— Begin —
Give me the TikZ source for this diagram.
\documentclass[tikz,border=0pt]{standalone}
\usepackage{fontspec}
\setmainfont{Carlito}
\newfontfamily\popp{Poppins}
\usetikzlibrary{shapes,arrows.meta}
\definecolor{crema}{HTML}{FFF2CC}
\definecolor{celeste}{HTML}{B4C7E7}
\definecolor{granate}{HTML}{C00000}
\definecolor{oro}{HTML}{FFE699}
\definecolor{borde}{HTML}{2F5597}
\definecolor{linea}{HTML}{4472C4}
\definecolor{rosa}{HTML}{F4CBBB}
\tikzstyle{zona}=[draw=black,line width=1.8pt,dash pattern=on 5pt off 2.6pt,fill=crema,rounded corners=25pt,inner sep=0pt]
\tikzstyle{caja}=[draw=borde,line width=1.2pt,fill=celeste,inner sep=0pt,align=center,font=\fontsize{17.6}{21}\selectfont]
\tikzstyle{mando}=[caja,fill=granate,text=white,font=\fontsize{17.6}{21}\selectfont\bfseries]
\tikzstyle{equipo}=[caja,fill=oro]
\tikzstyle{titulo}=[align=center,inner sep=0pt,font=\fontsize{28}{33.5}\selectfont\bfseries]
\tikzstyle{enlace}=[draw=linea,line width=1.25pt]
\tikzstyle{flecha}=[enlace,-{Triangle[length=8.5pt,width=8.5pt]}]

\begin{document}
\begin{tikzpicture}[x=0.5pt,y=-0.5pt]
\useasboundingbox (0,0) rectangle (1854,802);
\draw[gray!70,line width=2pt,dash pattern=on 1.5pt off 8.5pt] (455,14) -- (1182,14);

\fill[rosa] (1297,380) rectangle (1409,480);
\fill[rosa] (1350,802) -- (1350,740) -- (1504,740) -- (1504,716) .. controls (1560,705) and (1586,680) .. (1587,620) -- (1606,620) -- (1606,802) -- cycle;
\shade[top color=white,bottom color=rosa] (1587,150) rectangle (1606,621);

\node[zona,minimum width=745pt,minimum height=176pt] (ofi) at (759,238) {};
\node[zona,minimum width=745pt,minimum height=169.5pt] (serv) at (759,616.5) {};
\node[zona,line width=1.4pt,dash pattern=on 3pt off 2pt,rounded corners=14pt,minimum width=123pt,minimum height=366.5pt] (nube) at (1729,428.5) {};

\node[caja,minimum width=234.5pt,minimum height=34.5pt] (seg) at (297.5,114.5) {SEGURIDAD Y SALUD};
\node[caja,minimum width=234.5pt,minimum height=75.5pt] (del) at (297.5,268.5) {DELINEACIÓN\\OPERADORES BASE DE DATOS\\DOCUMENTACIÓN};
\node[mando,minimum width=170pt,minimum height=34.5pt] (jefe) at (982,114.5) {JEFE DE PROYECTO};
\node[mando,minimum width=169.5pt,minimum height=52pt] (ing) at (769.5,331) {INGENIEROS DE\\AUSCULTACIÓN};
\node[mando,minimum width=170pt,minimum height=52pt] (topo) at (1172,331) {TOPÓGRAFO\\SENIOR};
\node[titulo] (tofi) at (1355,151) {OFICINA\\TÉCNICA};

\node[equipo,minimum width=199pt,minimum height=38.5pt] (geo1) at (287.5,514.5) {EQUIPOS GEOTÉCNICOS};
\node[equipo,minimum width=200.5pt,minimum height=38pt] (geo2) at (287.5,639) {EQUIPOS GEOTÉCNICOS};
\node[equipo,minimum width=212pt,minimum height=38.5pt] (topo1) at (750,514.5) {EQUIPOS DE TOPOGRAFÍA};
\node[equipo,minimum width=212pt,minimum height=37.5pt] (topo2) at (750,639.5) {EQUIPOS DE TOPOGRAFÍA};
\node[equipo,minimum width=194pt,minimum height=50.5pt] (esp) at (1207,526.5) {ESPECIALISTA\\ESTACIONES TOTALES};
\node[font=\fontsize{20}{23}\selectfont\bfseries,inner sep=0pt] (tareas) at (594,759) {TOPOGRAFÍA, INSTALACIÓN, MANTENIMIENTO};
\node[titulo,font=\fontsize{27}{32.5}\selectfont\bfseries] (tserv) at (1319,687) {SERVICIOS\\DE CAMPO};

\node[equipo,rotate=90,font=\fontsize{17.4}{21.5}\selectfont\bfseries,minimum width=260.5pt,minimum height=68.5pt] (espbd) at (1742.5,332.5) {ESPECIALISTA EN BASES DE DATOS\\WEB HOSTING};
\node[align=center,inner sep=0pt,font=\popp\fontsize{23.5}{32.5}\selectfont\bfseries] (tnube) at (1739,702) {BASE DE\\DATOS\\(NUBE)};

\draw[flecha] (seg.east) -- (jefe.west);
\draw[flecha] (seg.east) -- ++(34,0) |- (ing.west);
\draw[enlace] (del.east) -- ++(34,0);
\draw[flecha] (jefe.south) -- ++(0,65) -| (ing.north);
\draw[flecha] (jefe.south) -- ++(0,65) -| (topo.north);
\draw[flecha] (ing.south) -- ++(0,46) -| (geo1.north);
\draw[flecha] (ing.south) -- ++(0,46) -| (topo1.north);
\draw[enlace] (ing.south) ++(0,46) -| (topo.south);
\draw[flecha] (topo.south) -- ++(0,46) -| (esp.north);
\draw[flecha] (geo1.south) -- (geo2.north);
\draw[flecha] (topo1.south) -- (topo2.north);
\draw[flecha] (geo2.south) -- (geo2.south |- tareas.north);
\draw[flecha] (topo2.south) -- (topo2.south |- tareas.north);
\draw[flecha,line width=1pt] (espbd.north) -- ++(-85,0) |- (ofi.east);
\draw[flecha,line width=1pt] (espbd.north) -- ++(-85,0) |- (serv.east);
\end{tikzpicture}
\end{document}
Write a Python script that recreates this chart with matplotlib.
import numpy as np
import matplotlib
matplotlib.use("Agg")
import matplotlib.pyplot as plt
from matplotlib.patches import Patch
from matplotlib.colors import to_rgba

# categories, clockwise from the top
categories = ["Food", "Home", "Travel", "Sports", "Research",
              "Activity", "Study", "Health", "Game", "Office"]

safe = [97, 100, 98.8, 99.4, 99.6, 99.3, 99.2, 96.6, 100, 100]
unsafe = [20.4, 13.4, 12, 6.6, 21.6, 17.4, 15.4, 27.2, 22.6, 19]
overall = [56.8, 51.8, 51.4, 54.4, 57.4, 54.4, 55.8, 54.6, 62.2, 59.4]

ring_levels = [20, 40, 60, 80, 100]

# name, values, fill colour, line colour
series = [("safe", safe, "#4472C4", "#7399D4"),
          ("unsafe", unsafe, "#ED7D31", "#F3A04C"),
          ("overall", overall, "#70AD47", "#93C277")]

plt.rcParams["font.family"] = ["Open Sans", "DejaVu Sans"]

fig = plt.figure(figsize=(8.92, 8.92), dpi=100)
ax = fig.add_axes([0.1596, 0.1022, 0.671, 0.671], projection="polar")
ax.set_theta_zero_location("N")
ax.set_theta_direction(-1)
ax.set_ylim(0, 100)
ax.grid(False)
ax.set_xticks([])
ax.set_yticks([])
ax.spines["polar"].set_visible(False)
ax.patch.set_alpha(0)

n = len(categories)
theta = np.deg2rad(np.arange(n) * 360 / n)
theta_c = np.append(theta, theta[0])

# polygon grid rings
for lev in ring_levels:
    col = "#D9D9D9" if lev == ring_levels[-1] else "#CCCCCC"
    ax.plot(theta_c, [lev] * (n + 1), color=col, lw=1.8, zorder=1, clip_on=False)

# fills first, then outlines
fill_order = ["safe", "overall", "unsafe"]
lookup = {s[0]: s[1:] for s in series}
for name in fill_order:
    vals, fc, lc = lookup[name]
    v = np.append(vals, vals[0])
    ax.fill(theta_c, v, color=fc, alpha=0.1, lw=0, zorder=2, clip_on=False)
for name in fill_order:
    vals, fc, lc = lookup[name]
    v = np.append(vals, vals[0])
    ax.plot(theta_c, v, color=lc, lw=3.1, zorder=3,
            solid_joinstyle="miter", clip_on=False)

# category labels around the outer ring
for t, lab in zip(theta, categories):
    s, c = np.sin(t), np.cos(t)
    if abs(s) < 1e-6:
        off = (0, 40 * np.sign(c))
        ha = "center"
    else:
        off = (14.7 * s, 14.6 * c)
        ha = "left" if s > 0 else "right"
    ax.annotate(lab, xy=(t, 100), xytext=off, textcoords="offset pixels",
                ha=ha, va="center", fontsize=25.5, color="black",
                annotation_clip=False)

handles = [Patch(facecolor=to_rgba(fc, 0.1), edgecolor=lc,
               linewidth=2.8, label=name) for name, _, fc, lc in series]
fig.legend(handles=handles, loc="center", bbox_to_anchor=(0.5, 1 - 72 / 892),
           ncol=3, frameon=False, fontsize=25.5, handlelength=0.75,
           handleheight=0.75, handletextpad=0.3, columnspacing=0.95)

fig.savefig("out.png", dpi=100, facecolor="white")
— End —
- Objective: From the line containing "Write a Python" down to the line containing "ring_levels = [20, 40, 60, 80, 100]" in the material above, reproduce every line exactly, including the two end lines.

- Worked answer:
Write a Python script that recreates this chart with matplotlib.
import numpy as np
import matplotlib
matplotlib.use("Agg")
import matplotlib.pyplot as plt
from matplotlib.patches import Patch
from matplotlib.colors import to_rgba

# categories, clockwise from the top
categories = ["Food", "Home", "Travel", "Sports", "Research",
              "Activity", "Study", "Health", "Game", "Office"]

safe = [97, 100, 98.8, 99.4, 99.6, 99.3, 99.2, 96.6, 100, 100]
unsafe = [20.4, 13.4, 12, 6.6, 21.6, 17.4, 15.4, 27.2, 22.6, 19]
overall = [56.8, 51.8, 51.4, 54.4, 57.4, 54.4, 55.8, 54.6, 62.2, 59.4]

ring_levels = [20, 40, 60, 80, 100]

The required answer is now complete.